Modern Alternatives to the Wheatstone Bridge Ohmmeter

While the Wheatstone bridge ohmmeter remains a classic tool for resistance measurement, there are modern alternatives that offer additional features and benefits:

• Digital multimeters (DMMs): DMMs are versatile, handheld devices that can measure a variety of electrical properties, including resistance. DMMs offer the advantage of automatic range selection, high accuracy, and faster measurement times compared to the Wheatstone bridge ohmmeter.
• Four-wire resistance measurement (Kelvin method): This technique involves using two separate pairs of leads to connect the measuring device to the resistor, eliminating the effect of lead resistance on the measurement.

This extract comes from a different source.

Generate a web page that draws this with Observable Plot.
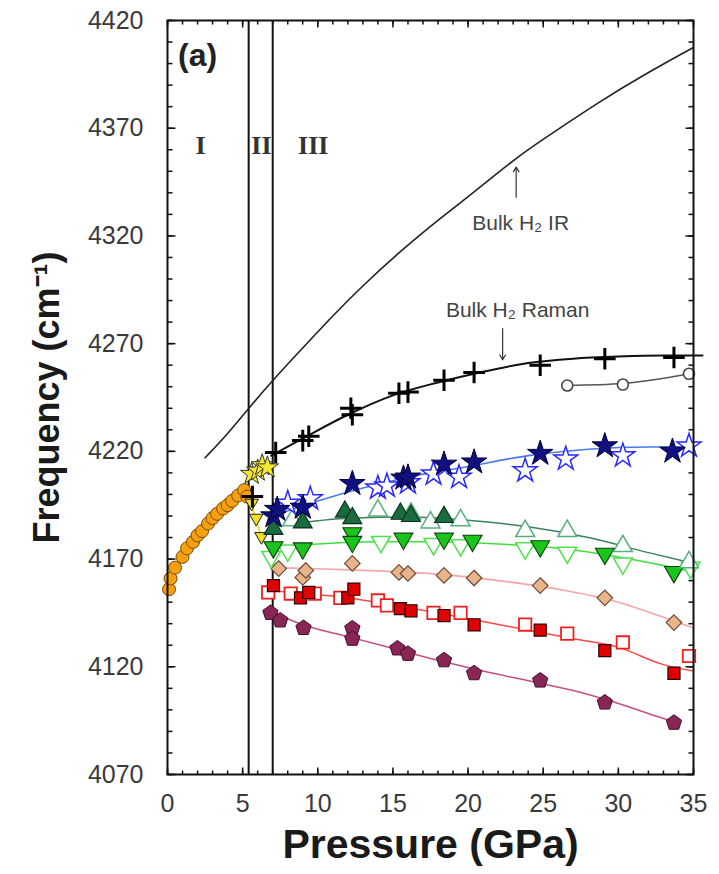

This method is particularly useful for measuring low resistance values with high accuracy.
• Resistance meters: These specialized instruments are specifically designed to measure resistance and often include features such as temperature compensation, automatic range selection, and data logging capabilities.

Conclusion

The Wheatstone bridge ohmmeter is a classic and essential tool for measuring resistance with high accuracy. Its simple design, cost-effectiveness, and wide range of measurable resistance values make it a popular choice for many applications. However, modern alternatives such as digital multimeters, four-wire resistance measurement, and dedicated resistance meters offer additional features and benefits that may be more suitable for certain applications. The choice of the most appropriate resistance measurement method depends on factors such as accuracy requirements, available resources, and the specific application at hand.